‘BU SİSTEM BÜYÜK ŞİRKETLERE YARIYOR’
ÜRETİM öncesi izin uygulamasıyla birlikte ekim öncesi ayni destek ve hasat sonrası fark ödemesi yapılması plandı. Özkaya buna ilişkin, “Bakanlık ekim öncesi bir ödeme yapılacağını, ekim sonrasında da fark ödemesine gidileceğini söylüyor. Yani tarım kanunu da esasında fark ödeme sistemini öngörüyor ama bu hiç uygulanmadı. Farklı ödeme derken yani çiftçilerin zarar etmeyecek bir şeyi durumu, yani maliyetlerin hesaplandıktan sonra çiftçilerin satış fiyatıyla maliyetler arasında olumsuz bir fark varsa bunu kapatacak ve makul bir gelir getirecek şekilde bir fark ödemesi öngörüyordu kanun. Bu uygulanmadı, şimdi tarım bakanı bunu uygulayacağını söylüyor. Ama ben şunu da söyleyeyim, bu sistem yani bu fark ödeme sistemini de eleştiriyorum. Çünkü bu sistem aslında büyük şirketlere yarıyor. Çünkü büyük şirketler daha düşük bir fiyat verebiliyorlar çiftçilere, bir çiftçi bu açıdan maliyeti açısından bir fark olduğu zaman bunu devlet üstleniyor. Şimdi bu doğru bir şey değil yani yapılan ödeme çiftçiye yapılmış gibi görünse de esasında dolaylı olarak şirketlere yapılmış olmuş oluyor” ifadelerini kullandı.

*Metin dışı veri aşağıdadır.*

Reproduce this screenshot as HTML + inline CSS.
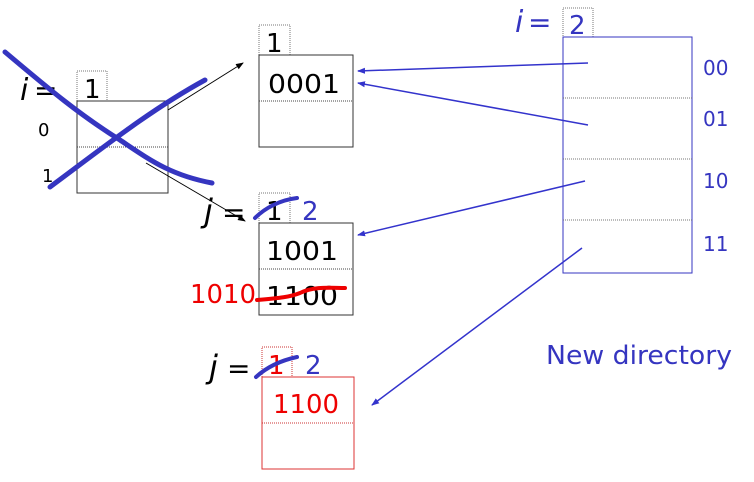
<!DOCTYPE html>
<html><head><meta charset="utf-8"><style>
html,body{margin:0;padding:0;background:#fff;}
svg{display:block;font-family:"DejaVu Sans","Liberation Sans",sans-serif;}
</style></head><body>
<svg width="754" height="482" viewBox="0 0 754 482">
<defs>
<marker id="ab" markerWidth="8" markerHeight="8" refX="7" refY="4" orient="auto" markerUnits="userSpaceOnUse"><path d="M0,1 L8,4 L0,7 z" fill="#3333cc"/></marker>
<marker id="ak" markerWidth="8" markerHeight="8" refX="7" refY="4" orient="auto" markerUnits="userSpaceOnUse"><path d="M0,1 L8,4 L0,7 z" fill="#000"/></marker>
</defs>

<!-- old directory -->
<g>
<text x="20" y="100" font-size="30" font-style="italic" fill="#000">i</text>
<text x="34" y="100" font-size="28" fill="#000">=</text>
<rect x="77" y="71" width="30" height="30" fill="none" stroke="#777" stroke-dasharray="1,1"/>
<text x="84" y="98" font-size="26">1</text>
<rect x="77" y="101" width="91" height="92" fill="none" stroke="#333"/>
<line x1="77" y1="147" x2="168" y2="147" stroke="#444" stroke-dasharray="1,1"/>
<text x="38" y="136" font-size="18">0</text>
<text x="42" y="182" font-size="18">1</text>
</g>
<line x1="168" y1="110" x2="243" y2="63" stroke="#000" stroke-width="1" marker-end="url(#ak)"/>
<line x1="146" y1="163" x2="245" y2="221" stroke="#000" stroke-width="1" marker-end="url(#ak)"/>
<path d="M5,52 C50,90 80,115 120,140 C150,160 170,175 212,183" fill="none" stroke="#3535c0" stroke-width="5" stroke-linecap="round"/>
<path d="M50,187 C100,150 150,110 205,80" fill="none" stroke="#3535c0" stroke-width="5" stroke-linecap="round"/>

<!-- bucket 1 -->
<g>
<rect x="259" y="25" width="31" height="30" fill="none" stroke="#777" stroke-dasharray="1,1"/>
<text x="266" y="52" font-size="26">1</text>
<rect x="259" y="55" width="94" height="92" fill="none" stroke="#333"/>
<line x1="259" y1="101" x2="353" y2="101" stroke="#444" stroke-dasharray="1,1"/>
<text x="268" y="93" font-size="26" textLength="72" lengthAdjust="spacingAndGlyphs">0001</text>
</g>

<!-- bucket 2 -->
<g>
<text x="204" y="222" font-size="32" font-style="italic">j</text>
<text x="222" y="222" font-size="28">=</text>
<rect x="259" y="193" width="31" height="30" fill="none" stroke="#777" stroke-dasharray="1,1"/>
<text x="266" y="220" font-size="26">1</text>
<text x="302" y="220" font-size="26" fill="#3535c0">2</text>
<path d="M255,218 C265,208 280,200 297,198" fill="none" stroke="#3535c0" stroke-width="4" stroke-linecap="round"/>
<rect x="259" y="223" width="94" height="92" fill="none" stroke="#333"/>
<line x1="259" y1="269" x2="353" y2="269" stroke="#444" stroke-dasharray="1,1"/>
<text x="266" y="260" font-size="26" textLength="72" lengthAdjust="spacingAndGlyphs">1001</text>
<text x="266" y="305" font-size="26" textLength="72" lengthAdjust="spacingAndGlyphs">1100</text>
<text x="190" y="303" font-size="26" fill="#ee0000" textLength="66" lengthAdjust="spacingAndGlyphs">1010</text>
<path d="M257,300 C280,298 290,297 300,293 C315,286 330,288 345,288" fill="none" stroke="#ee0000" stroke-width="4" stroke-linecap="round"/>
</g>

<!-- bucket 3 -->
<g>
<text x="209" y="378" font-size="32" font-style="italic">j</text>
<text x="227" y="378" font-size="28">=</text>
<rect x="262" y="347" width="30" height="30" fill="none" stroke="#cc3333" stroke-dasharray="1,1"/>
<text x="268" y="374" font-size="26" fill="#ee0000">1</text>
<text x="305" y="374" font-size="26" fill="#3535c0">2</text>
<path d="M256,377 C268,366 283,360 297,357" fill="none" stroke="#3535c0" stroke-width="4" stroke-linecap="round"/>
<rect x="262" y="377" width="92" height="92" fill="none" stroke="#dd3333"/>
<line x1="262" y1="423" x2="354" y2="423" stroke="#cc3333" stroke-dasharray="1,1"/>
<text x="273" y="413" font-size="26" fill="#ee0000" textLength="66" lengthAdjust="spacingAndGlyphs">1100</text>
</g>

<!-- new directory -->
<g fill="#3535c0">
<text x="515" y="32" font-size="30" font-style="italic">i</text>
<text x="528" y="32" font-size="28">=</text>
<rect x="563" y="8" width="30" height="29" fill="none" stroke="#777" stroke-dasharray="1,1"/>
<text x="569" y="34" font-size="26">2</text>
<rect x="563" y="37" width="129" height="236" fill="none" stroke="#3535c0"/>
<line x1="563" y1="98" x2="692" y2="98" stroke="#777" stroke-dasharray="1,1"/>
<line x1="563" y1="159" x2="692" y2="159" stroke="#777" stroke-dasharray="1,1"/>
<line x1="563" y1="220" x2="692" y2="220" stroke="#777" stroke-dasharray="1,1"/>
<text x="703" y="75" font-size="20">00</text>
<text x="703" y="126" font-size="20">01</text>
<text x="703" y="188" font-size="20">10</text>
<text x="703" y="251" font-size="20">11</text>
<text x="546" y="364" font-size="26" textLength="186" lengthAdjust="spacingAndGlyphs">New directory</text>
</g>
<line x1="588" y1="63" x2="358" y2="71" stroke="#3333cc" stroke-width="1.5" marker-end="url(#ab)"/>
<line x1="588" y1="125" x2="358" y2="83" stroke="#3333cc" stroke-width="1.5" marker-end="url(#ab)"/>
<line x1="585" y1="181" x2="358" y2="235" stroke="#3333cc" stroke-width="1.5" marker-end="url(#ab)"/>
<line x1="582" y1="248" x2="372" y2="405" stroke="#3333cc" stroke-width="1.5" marker-end="url(#ab)"/>
</svg>
</body></html>
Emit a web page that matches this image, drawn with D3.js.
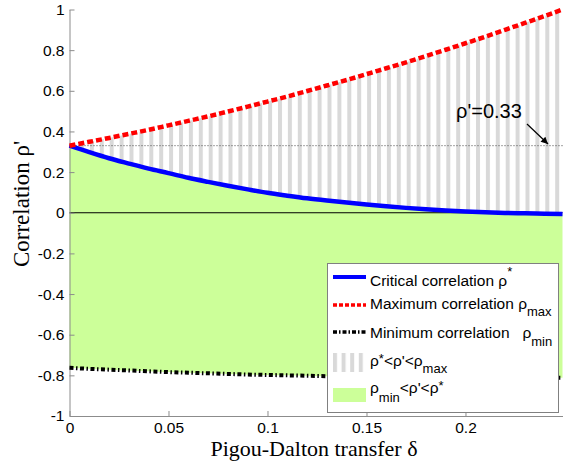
<!DOCTYPE html>
<html><head><meta charset="utf-8">
<script src="https://cdn.jsdelivr.net/npm/d3@7"></script>
<style>
html,body{margin:0;padding:0;background:#fff;}
</style></head>
<body>
<svg id="chart" width="574" height="470" style="font-family:'Liberation Sans',Arial,sans-serif"></svg>
<script>
// ---- data ----
const delta   = [0,0.01,0.02,0.03,0.04,0.05,0.06,0.07,0.08,0.09,0.10,0.11,0.12,0.13,0.14,0.15,0.16,0.17,0.18,0.19,0.20,0.21,0.22,0.23,0.24,0.249];
const rhoStar = [0.330,0.298,0.268,0.242,0.217,0.195,0.172,0.152,0.133,0.115,0.098,0.084,0.071,0.060,0.050,0.041,0.032,0.024,0.017,0.011,0.006,0.002,-0.001,-0.003,-0.005,-0.006];
const rhoMax  = [0.330,0.349,0.368,0.388,0.408,0.430,0.452,0.474,0.498,0.522,0.547,0.572,0.599,0.626,0.653,0.682,0.711,0.740,0.771,0.802,0.834,0.866,0.900,0.934,0.968,1.000];
const rhoMin  = [-0.763,-0.768,-0.772,-0.776,-0.780,-0.784,-0.787,-0.790,-0.793,-0.796,-0.798,-0.800,-0.802,-0.804,-0.805,-0.806,-0.807,-0.808,-0.809,-0.809,-0.810,-0.810,-0.811,-0.811,-0.812,-0.812];
const rhoPrime = 0.33;
const xTicks = [0,0.05,0.1,0.15,0.2];
const xTickLabels = ["0","0.05","0.1","0.15","0.2"];
const yTicks = [-1,-0.8,-0.6,-0.4,-0.2,0,0.2,0.4,0.6,0.8,1];
const yTickLabels = ["-1","-0.8","-0.6","-0.4","-0.2","0","0.2","0.4","0.6","0.8","1"];
const xLabel = "Pigou-Dalton transfer δ";
const yLabel = "Correlation ρ'";
const annotation = "ρ'=0.33";

// ---- layout ----
const SANS = "'Liberation Sans',Arial,sans-serif";
const SERIF = "'Liberation Serif','Times New Roman',serif";
const svg = d3.select("#chart");
const x = d3.scaleLinear().domain([0,0.249]).range([69.5,562.5]);
const y = d3.scaleLinear().domain([-1,1]).range([416,9.5]);
const pts = delta.map((d,i)=>({d, s:rhoStar[i], mx:rhoMax[i], mn:rhoMin[i]}));

const defs = svg.append("defs");
const pat = defs.append("pattern").attr("id","stripes").attr("patternUnits","userSpaceOnUse")
  .attr("x",x(0)+10.5).attr("y",0).attr("width",9.9).attr("height",10);
pat.append("rect").attr("x",0).attr("y",0).attr("width",4).attr("height",10).attr("fill","#d9d9d9");
const lpat = defs.append("pattern").attr("id","lstripes").attr("patternUnits","userSpaceOnUse")
  .attr("x",333).attr("y",0).attr("width",8.6).attr("height",10);
lpat.append("rect").attr("x",0).attr("y",0).attr("width",4).attr("height",10).attr("fill","#d9d9d9");
const mk = defs.append("marker").attr("id","arrow").attr("viewBox","0 0 10 10").attr("refX",10).attr("refY",5)
  .attr("markerWidth",9).attr("markerHeight",7).attr("markerUnits","userSpaceOnUse").attr("orient","auto");
mk.append("path").attr("d","M0,0 L10,5 L0,10 z").attr("fill","#000");

// green region
svg.append("path").datum(pts)
  .attr("d", d3.area().x(p=>x(p.d)).y0(p=>y(p.mn)).y1(p=>y(p.s)).curve(d3.curveMonotoneX))
  .attr("fill","#ccff99");
// striped region
svg.append("path").datum(pts)
  .attr("d", d3.area().x(p=>x(p.d)).y0(p=>y(p.s)).y1(p=>y(p.mx)).curve(d3.curveMonotoneX))
  .attr("fill","url(#stripes)");

// zero line
svg.append("line").attr("x1",x(0)).attr("x2",x(0.249)).attr("y1",y(0)).attr("y2",y(0))
  .attr("stroke","#000").attr("stroke-width",1.2);
// rho' dotted line
svg.append("line").attr("x1",x(0)).attr("x2",x(0.249)).attr("y1",y(rhoPrime)).attr("y2",y(rhoPrime))
  .attr("stroke","#444").attr("stroke-width",1).attr("stroke-dasharray","1,2");

// axes
const yAxis = svg.append("g").attr("transform",`translate(${x(0)},0)`)
  .call(d3.axisLeft(y).tickValues(yTicks).tickFormat((d,i)=>yTickLabels[i]).tickSizeInner(-5).tickSizeOuter(0).tickPadding(5));
const xAxis = svg.append("g").attr("transform",`translate(0,${y(-1)})`)
  .call(d3.axisBottom(x).tickValues(xTicks).tickFormat((d,i)=>xTickLabels[i]).tickSizeInner(-5).tickSizeOuter(0).tickPadding(6));
[yAxis,xAxis].forEach(g=>{
  g.selectAll("path").attr("stroke","#8c8c8c");
  g.selectAll("line").attr("stroke","#8c8c8c");
  g.selectAll("text").attr("fill","#000").style("font-size","15.5px").style("font-family",SANS);
});

// curves
const line = acc => d3.line().x(p=>x(p.d)).y(p=>y(acc(p))).curve(d3.curveMonotoneX);
svg.append("path").datum(pts).attr("d",line(p=>p.s)).attr("fill","none").attr("stroke","#0000ff").attr("stroke-width",4.5);
svg.append("path").datum(pts).attr("d",line(p=>p.mx)).attr("fill","none").attr("stroke","#ff0000").attr("stroke-width",4.5).attr("stroke-dasharray","6,3");
svg.append("path").datum(pts).attr("d",line(p=>p.mn)).attr("fill","none").attr("stroke","#000").attr("stroke-width",4).attr("stroke-dasharray","4,2.5,1.5,2.5");

// annotation
svg.append("text").attr("x",456).attr("y",118).style("font-size","20px").style("font-family",SANS).text(annotation);
svg.append("line").attr("x1",527).attr("y1",124).attr("x2",548).attr("y2",144)
  .attr("stroke","#000").attr("stroke-width",1.2).attr("marker-end","url(#arrow)");

// labels
svg.append("text").attr("x",314).attr("y",456).attr("text-anchor","middle")
  .style("font-family",SERIF).style("font-size","22px").text(xLabel);
svg.append("text").attr("transform","translate(29,204) rotate(-90)").attr("text-anchor","middle")
  .style("font-family",SERIF).style("font-size","23px").text(yLabel);

// legend
const lg = svg.append("g");
lg.append("rect").attr("x",327.5).attr("y",263.5).attr("width",231).attr("height",149)
  .attr("fill","#fff").attr("stroke","#808080").attr("stroke-width",1);
lg.append("line").attr("x1",333).attr("x2",366).attr("y1",277).attr("y2",277).attr("stroke","#0000ff").attr("stroke-width",4);
lg.append("line").attr("x1",333).attr("x2",366).attr("y1",305).attr("y2",305).attr("stroke","#ff0000").attr("stroke-width",3.5).attr("stroke-dasharray","4,2");
lg.append("line").attr("x1",333).attr("x2",366).attr("y1",332).attr("y2",332).attr("stroke","#000").attr("stroke-width",3.5).attr("stroke-dasharray","4,2,1.5,2");
lg.append("rect").attr("x",333).attr("y",353).attr("width",34).attr("height",19).attr("fill","url(#lstripes)");
lg.append("rect").attr("x",333).attr("y",388).attr("width",33).attr("height",14).attr("fill","#ccff99");

function legText(yy, parts){
  const t = lg.append("text").attr("x",370).attr("y",yy).style("font-size","15.5px")
    .style("font-family",SANS).style("white-space","pre");
  parts.forEach(p=>{
    const s = t.append("tspan").text(p.t);
    if(p.sub){ s.style("font-size","13px").attr("dy",p.dy); }
    else if(p.dy!==undefined){ s.attr("dy",p.dy); }
  });
}
legText(286,[{t:"Critical correlation ρ"},{t:"*",sub:true,dy:-10},{t:"",dy:10}]);
legText(309,[{t:"Maximum correlation ρ"},{t:"max",sub:true,dy:7}]);
legText(338,[{t:"Minimum correlation   ρ"},{t:"min",sub:true,dy:8}]);
legText(366,[{t:"ρ"},{t:"*",sub:true,dy:-3},{t:"<ρ'<ρ",dy:3},{t:"max",sub:true,dy:7}]);
legText(393,[{t:"ρ"},{t:"min",sub:true,dy:9},{t:"<ρ'<ρ",dy:-9},{t:"*",sub:true,dy:-3}]);
</script>
</body></html>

‘FARK ÖDEME SİSTEMİ MALİYETİ YÜKSELTİYOR’
Bu uygulama yerine devletin, üreticilerle tüketiciler arasındaki en kısa pazarlama kanallarını teşvik etmesi gerektiğini söyleyen Özkaya, “Devlete ait kurumlar, toprak mahsulleri ofisi gibi bir şekilde piyasaya girebilirler. Toprak mahsulleri ofisi alım yerlerini arttırabilir, ciddi destek yapabilir. Bunlar yapıldığı takdirde tabii o zaman yani çiftçinin eline daha yüksek bir fiyat geçecektir ve daha az masrafla devlet çiftçiye daha büyük bir gelir transferi yapılmasını sağlayabilir. Bu fark ödeme sistemi bir yerde devletin üstlendiği maliyetin de çok daha yüksek olmasına yol açıyor ve ayrıca da şirketlerin kasasında dolaylı olarak gitmiş oluyor. Gelir transferi bu bakımdan tabii sadece devletin kurumlarının alıcı olarak girmiş olması değil, aynı zamanda devletin yani kooperatifleri desteklemesi gerekiyor” dedi.